As she darted into the forest, loud shrieks resounded behind her. She dared to glance back only to see a few spiders had followed her. She was actually glad they had been stopped by the tentacles. She faced forward once more and raced through the trees, trying to put as much distance between her and the odd creatures as possible.
After some time, she stopped to catch her breath. As she was bent over, her lungs burning, something brushed her head as it fell to the ground. It was a rainbow feather, about as big as her. Her eyes widened in fear once again. Had she stumbled across yet another abnormally large creature? With a deep breath, she tilted her head back and looked high up into the branches of the forest.
There, hidden among nests, were several brightly colored birds. Am I about to become a snack? Just as the thought came, screeches resounded behind her. Her head whipped around to find the group of spiders was catching up to her.

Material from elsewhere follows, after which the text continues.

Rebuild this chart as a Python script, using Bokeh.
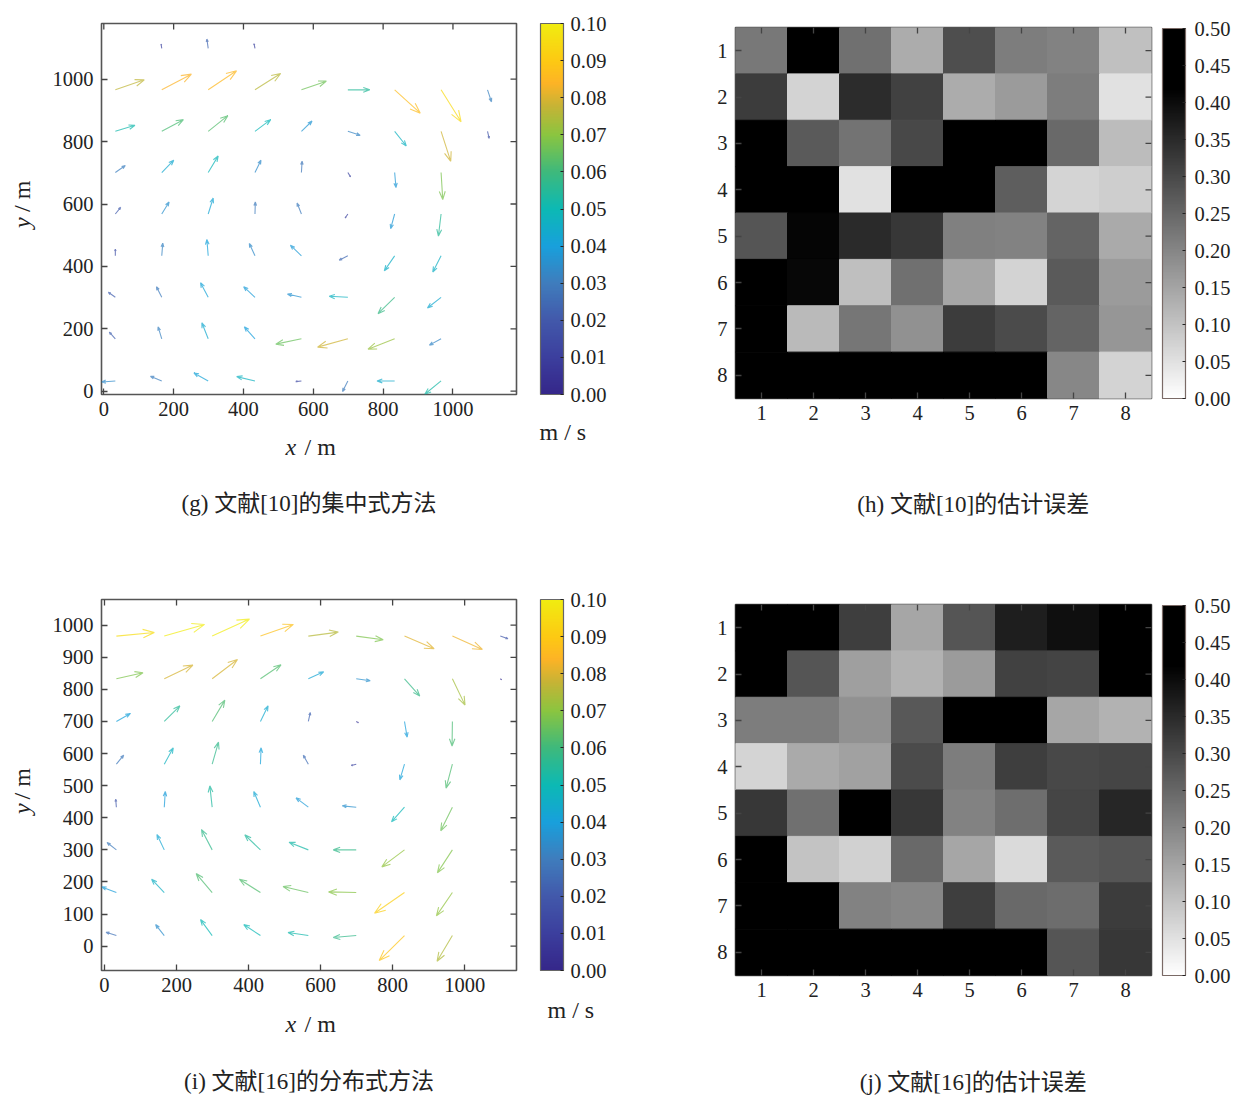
import math
from bokeh.plotting import figure
from bokeh.layouts import column, row
from bokeh.models import (ColumnDataSource, ColorBar, FixedTicker, Label,
                          LinearColorMapper, NumeralTickFormatter, Range1d)
from bokeh.embed import file_html
from bokeh.resources import INLINE

GRID_X = [33, 166, 299, 433, 566, 699, 833, 966, 1099]
ROWS_G = [1099, 966, 833, 701, 568, 434, 301, 168, 33]
ROWS_I = [966, 833, 700, 567, 433, 300, 167, 33]

# velocity components, unit = 1/1200 m/s (reading off the picture); rows top to bottom
U_G = [
    [0, -2, -4, -3, 0, 0, 0, 0, 0],
    [87, 89, 85, 77, 75, 66, 77, 60, 12],
    [59, 65, 59, 47, 32, 37, 35, 29, 5],
    [30, 36, 30, 18, 2, 8, 4, 5, 0],
    [16, 22, 15, 1, -13, -8, -12, -8, 0],
    [0, 3, -4, -17, -33, -26, -31, -25, 0],
    [-21, -16, -23, -34, -42, -56, -50, -41, 0],
    [-18, -11, -19, -32, -77, -91, -80, -35, 0],
    [-41, -34, -43, -55, -17, -16, -53, -49, 0],
]
V_G = [
    [0, 13, 28, 14, 0, 0, 0, 0, 0],
    [30, 47, 57, 49, 26, 0, -70, -96, -36],
    [18, 35, 47, 35, 31, -12, -44, -90, -21],
    [21, 37, 50, 37, 34, -13, -45, -81, 0],
    [20, 36, 48, 36, 33, -12, -44, -66, 0],
    [20, 38, 49, 37, 32, -13, -45, -49, 0],
    [15, 32, 44, 32, 10, 3, -49, -32, 0],
    [20, 36, 48, 36, -16, -25, -31, -19, 0],
    [-3, 14, 24, 13, -2, -32, 0, -40, 0],
]
U_I = [
    [114, 121, 112, 99, 90, 81, 89, 90, 23],
    [80, 86, 76, 62, 46, 42, 46, 38, 4],
    [42, 47, 38, 23, 6, 7, 8, -1, 0],
    [22, 27, 19, 2, -15, -15, -14, -19, 0],
    [-2, 3, -7, -20, -37, -42, -39, -35, 0],
    [-28, -22, -32, -47, -58, -69, -68, -45, 0],
    [-44, -38, -48, -63, -76, -83, -90, -48, 0],
    [-31, -26, -35, -50, -61, -69, -76, -46, 0],
]
V_I = [
    [11, 35, 51, 35, 12, -11, -38, -40, -8],
    [18, 41, 58, 42, 21, -6, -52, -79, -3],
    [24, 47, 64, 47, 27, -4, -47, -74, 0],
    [27, 49, 66, 49, 27, -4, -47, -72, 0],
    [24, 47, 64, 47, 28, 4, -44, -71, 0],
    [22, 46, 61, 45, 23, 0, -51, -69, 0],
    [17, 40, 57, 40, 18, 2, -62, -70, 0],
    [10, 33, 48, 33, 9, -6, -75, -77, 0],
]
READING_UNIT = 1 / 1200

# estimation error per cell; rows top to bottom
ERR_H = [
    [.222, .50, .236, .137, .292, .214, .206, .104],
    [.321, .074, .346, .313, .137, .165, .214, .049],
    [.50, .272, .231, .301, .50, .50, .247, .110],
    [.50, .50, .049, .50, .50, .264, .071, .082],
    [.280, .412, .351, .329, .209, .206, .255, .140],
    [.50, .407, .107, .236, .148, .074, .272, .165],
    [.50, .115, .226, .181, .321, .296, .255, .173],
    [.50, .50, .50, .50, .50, .50, .198, .074],
]
ERR_J = [
    [.50, .50, .318, .148, .280, .371, .395, .50],
    [.50, .280, .160, .127, .165, .313, .308, .50],
    [.214, .214, .181, .275, .50, .50, .148, .127],
    [.071, .140, .156, .296, .214, .318, .301, .305],
    [.329, .236, .50, .329, .206, .239, .305, .357],
    [.50, .099, .077, .247, .148, .061, .272, .280],
    [.50, .50, .206, .198, .318, .247, .242, .321],
    [.50, .50, .50, .50, .50, .50, .280, .329],
]
CELLS = [1, 2, 3, 4, 5, 6, 7, 8]

XTICKS_G = [0, 200, 400, 600, 800, 1000]
YTICKS_G = [0, 200, 400, 600, 800, 1000]
XTICKS_I = [0, 200, 400, 600, 800, 1000]
YTICKS_I = [0, 100, 200, 300, 400, 500, 600, 700, 800, 900, 1000]
SPEED_TICKS = [0, .01, .02, .03, .04, .05, .06, .07, .08, .09, .10]
ERROR_TICKS = [0, .05, .10, .15, .20, .25, .30, .35, .40, .45, .50]

CAPTIONS = ["(g) 文献[10]的集中式方法", "(h) 文献[10]的估计误差",
            "(i) 文献[16]的分布式方法", "(j) 文献[16]的估计误差"]

PARULA = [(0.0, "#35278a"), (0.1, "#3c3f9e"), (0.2, "#4259ab"), (0.3, "#3f7dbd"),
          (0.4, "#18a0dc"), (0.5, "#0cb9b4"), (0.6, "#3eb97c"), (0.7, "#8bc540"),
          (0.78, "#c8b335"), (0.84, "#fdb326"), (0.9, "#fdc913"), (1.0, "#f1ec10")]


def hex_rgb(h):
    return tuple(int(h[i:i + 2], 16) for i in (1, 3, 5))


def make_palette(anchors, n=256):
    out = []
    for k in range(n):
        t = k / (n - 1)
        for (a, ca), (b, cb) in zip(anchors, anchors[1:]):
            if a <= t <= b:
                f = (t - a) / (b - a)
                c = [round(p + (q - p) * f) for p, q in zip(hex_rgb(ca), hex_rgb(cb))]
                out.append("#%02x%02x%02x" % tuple(c))
                break
    return out


SPEED_PALETTE = make_palette(PARULA)
# white at 0, black from 0.42 upward, as in the bars
ERROR_PALETTE = ["#%02x%02x%02x" % ((max(0, round(255 * (1 - (k / 255 * 0.5) / 0.42))),) * 3)
                 for k in range(256)]

SERIF = "Liberation Serif"
CJK = "Liberation Serif, Noto Sans CJK SC"
TICK_FONT = "20.5px"
LABEL_FONT = "24px"
CAPTION_FONT = "23px"
EDGE = "#555555"
TICK_LEN = 6
NAN = float("nan")


def base_figure(xr, yr, xt, yt, fw, fh, left, top, right, bottom, xstand, ystand):
    p = figure(output_backend="svg", toolbar_location=None, x_range=Range1d(*xr), y_range=Range1d(*yr),
               frame_width=fw, frame_height=fh, min_border_left=left, min_border_top=top,
               min_border_right=right, min_border_bottom=bottom,
               x_axis_location="below", y_axis_location="left")
    p.grid.visible = False
    p.outline_line_color = EDGE
    p.outline_line_width = 1.6
    p.background_fill_color = "white"
    p.border_fill_color = "white"
    for ax, ticks, stand in ((p.xaxis[0], xt, xstand), (p.yaxis[0], yt, ystand)):
        ax.ticker = FixedTicker(ticks=ticks)
        ax.major_tick_in = TICK_LEN
        ax.major_tick_out = 0
        ax.minor_tick_line_color = None
        ax.axis_line_color = None
        ax.major_tick_line_color = "#444444"
        ax.major_tick_line_width = 1.3
        ax.major_label_text_font = SERIF
        ax.major_label_text_font_size = TICK_FONT
        ax.major_label_text_color = "#222222"
        ax.major_label_standoff = stand
    # ticks on the top and right edges of the box
    kx = fw / (xr[1] - xr[0])
    ky = fh / (yr[1] - yr[0])
    p.segment(xt, [yr[1]] * len(xt), xt, [yr[1] - TICK_LEN / ky] * len(xt), line_color="#444444", line_width=1.3)
    p.segment([xr[1]] * len(yt), yt, [xr[1] - TICK_LEN / kx] * len(yt), yt, line_color="#444444", line_width=1.3)
    return p


def strip(w, h, texts):
    """Blank area in page-like pixel coordinates that only carries texts."""
    s = figure(output_backend="svg", toolbar_location=None, width=w, height=h,
               x_range=Range1d(0, w), y_range=Range1d(h, 0), x_axis_location=None,
               y_axis_location=None, min_border=0)
    s.grid.visible = False
    s.outline_line_color = None
    s.border_fill_color = "white"
    s.background_fill_color = "white"
    for t in texts:
        s.add_layout(Label(x=t["x"], y=t["y"], text=t["text"], text_font=t.get("font", SERIF),
                           text_font_size=t.get("size", LABEL_FONT),
                           text_font_style=t.get("style", "normal"), angle=t.get("angle", 0),
                           text_align=t.get("align", "left"), text_baseline="middle",
                           text_color="#222222"))
    return s


def add_colorbar(p, low, high, palette, ticks, location, height, outline, standoff):
    mapper = LinearColorMapper(palette=palette, low=low, high=high)
    cb = ColorBar(color_mapper=mapper, ticker=FixedTicker(ticks=ticks),
                  formatter=NumeralTickFormatter(format="0.00"),
                  location=location, width=23, height=height, padding=0, margin=0,
                  major_label_text_font=SERIF, major_label_text_font_size=TICK_FONT,
                  major_label_text_color="#222222", label_standoff=standoff,
                  major_tick_in=3, major_tick_line_color="#222222", minor_tick_line_color=None,
                  bar_line_color=outline, bar_line_width=1.2, border_line_color=None,
                  background_fill_color=None)
    p.add_layout(cb)


def quiver(xr, yr, xt, yt, rows, U, V, top, bottom, caption, mlabel_x, mlabel_y,
           ylabel_y, strip_h, cap_y, xstand):
    fw, fh = 415, 371
    p = base_figure(xr, yr, xt, yt, fw, fh, 61, top, 4, bottom, xstand, 8)
    kx = fw / (xr[1] - xr[0])
    ky = fh / (yr[1] - yr[0])
    PX_PER_SPEED = 400
    xs, ys, speeds = [], [], []
    for yy, ur, vr in zip(rows, U, V):
        for xx, u, v in zip(GRID_X, ur, vr):
            if u == 0 and v == 0:
                continue
            su, sv = u * READING_UNIT, v * READING_UNIT
            dx, dy = su * PX_PER_SPEED, sv * PX_PER_SPEED
            bx, by = 0.30 * dx, 0.30 * dy
            wx, wy = -0.11 * dy, 0.11 * dx
            tipx, tipy = xx + dx / kx, yy + dy / ky
            xs.append([xx, tipx, tipx - (bx - wx) / kx, NAN, tipx, tipx - (bx + wx) / kx])
            ys.append([yy, tipy, tipy - (by - wy) / ky, NAN, tipy, tipy - (by + wy) / ky])
            speeds.append(math.hypot(su, sv))
    src = ColumnDataSource(dict(xs=xs, ys=ys, speed=speeds))
    mapper = LinearColorMapper(palette=SPEED_PALETTE, low=0, high=0.1)
    p.multi_line("xs", "ys", source=src, line_width=1.1, line_alpha=0.72,
                 line_color={"field": "speed", "transform": mapper})
    left = strip(40, top + fh + bottom, [
        dict(text="y", x=21, y=ylabel_y[0], style="italic", angle=math.pi / 2, align="center"),
        dict(text="/ m", x=21, y=ylabel_y[1], angle=math.pi / 2, align="center"),
    ])
    under = strip(520, strip_h, [
        dict(text="x", x=285, y=25, style="italic"),
        dict(text="/ m", x=304, y=25),
        dict(text=caption, x=308.5, y=cap_y, font=CJK, size=CAPTION_FONT, align="center"),
    ])
    total = top + fh + bottom + strip_h
    side = strip(100, total, [dict(text="m / s", x=mlabel_x - 520, y=mlabel_y)])
    add_colorbar(side, 0, 0.1, SPEED_PALETTE, SPEED_TICKS, (20, strip_h + bottom), fh, "#666666", 7)
    return row(column(row(left, p, spacing=0), under, spacing=0), side, spacing=0)


def heat(err, top, bottom, caption, strip_h, cap_y):
    fw, fh = 416, 371
    p = base_figure((.5, 8.5), (8.5, .5), CELLS, CELLS, fw, fh, 115, top, 91, bottom, 7, 8)
    xs, ys, vals = [], [], []
    for j, r in zip(CELLS, err):
        for i, v in zip(CELLS, r):
            xs.append(i)
            ys.append(j)
            vals.append(v)
    mapper = LinearColorMapper(palette=ERROR_PALETTE, low=0, high=0.5)
    p.rect("x", "y", width=1, height=1, source=ColumnDataSource(dict(x=xs, y=ys, v=vals)),
           fill_color={"field": "v", "transform": mapper},
           line_color={"field": "v", "transform": mapper}, line_width=1, level="underlay")
    add_colorbar(p, 0, 0.5, ERROR_PALETTE, ERROR_TICKS, (427, 0), fh - 1, "#7a6a66", 9)
    under = strip(622, strip_h, [
        dict(text=caption, x=355.5, y=cap_y, font=CJK, size=CAPTION_FONT, align="center"),
    ])
    return column(p, under, spacing=0)


panel_g = quiver((-6.6, 1182), (-10.5, 1178.6), XTICKS_G, YTICKS_G, ROWS_G, U_G, V_G, 23, 27,
                 CAPTIONS[0], 539, 431, (226, 196), 129, 82, 7)
panel_h = heat(ERR_H, 27, 23, CAPTIONS[1], 129, 82)
panel_i = quiver((-8.3, 1144), (-75.8, 1080), XTICKS_I, YTICKS_I, ROWS_I, U_I, V_I, 48, 28,
                 CAPTIONS[2], 547, 458, (252, 222), 97, 83, 7)
panel_j = heat(ERR_J, 53, 23, CAPTIONS[3], 97, 83)

page = column(row(panel_g, panel_h, spacing=0), row(panel_i, panel_j, spacing=0), spacing=0)
open("out.html", "w").write(file_html(page, INLINE))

Feathers fell like party confetti as the birds took flight and dove at the spiders. Es took it as the perfect opportunity to make use of her perpetual invisibility and scram. She took off running, her adrenaline keeping her from exhausting. She didn’t get far, however, as her headache worsened, making her nauseous. She walked into a clearing and discovered a glowing red gemstone shaped like an obelisk and growing out of the ground like a weed.
She inched closer, feeling a tug in her stomach and as she got closer, the stone’s glow began to pulsate. She noticed a familiar symbol near the top and she could’ve sworn the stone itself was pulling her forward. She tried to step back
, but this time she was forcefully yanked forward. She tried to lean back and dig in her heels, but the stone was pulling her towards itself. She wasn’t mistaking it. She was being dragged and couldn’t stop it.
She stretched out her arms, hoping to prevent being slammed into the stone. Was that a voice behind her? The stone pulled her in anyway, her arms too weak to keep her body at length and her cheek pressed up against the stone’s smooth side.
The stone was warm and as soon as her face was against it, it started to hum and vibrate. A pair of hands gripped her shoulders, and she cringed as she felt a pinch somewhere deep in her mind. Then everything went black.
Finding Some Answers
Valdrik stood with his feet apart and his thick arms folded across his broad chest. His thick, black, untamable hair flowed down from his head and onto his shoulders. He was covered head to toe in black. Black boots, black belt, black climate control body suit, black pants and an open black jacket. His emerald green eyes eerily shone bright against his dark gray skin.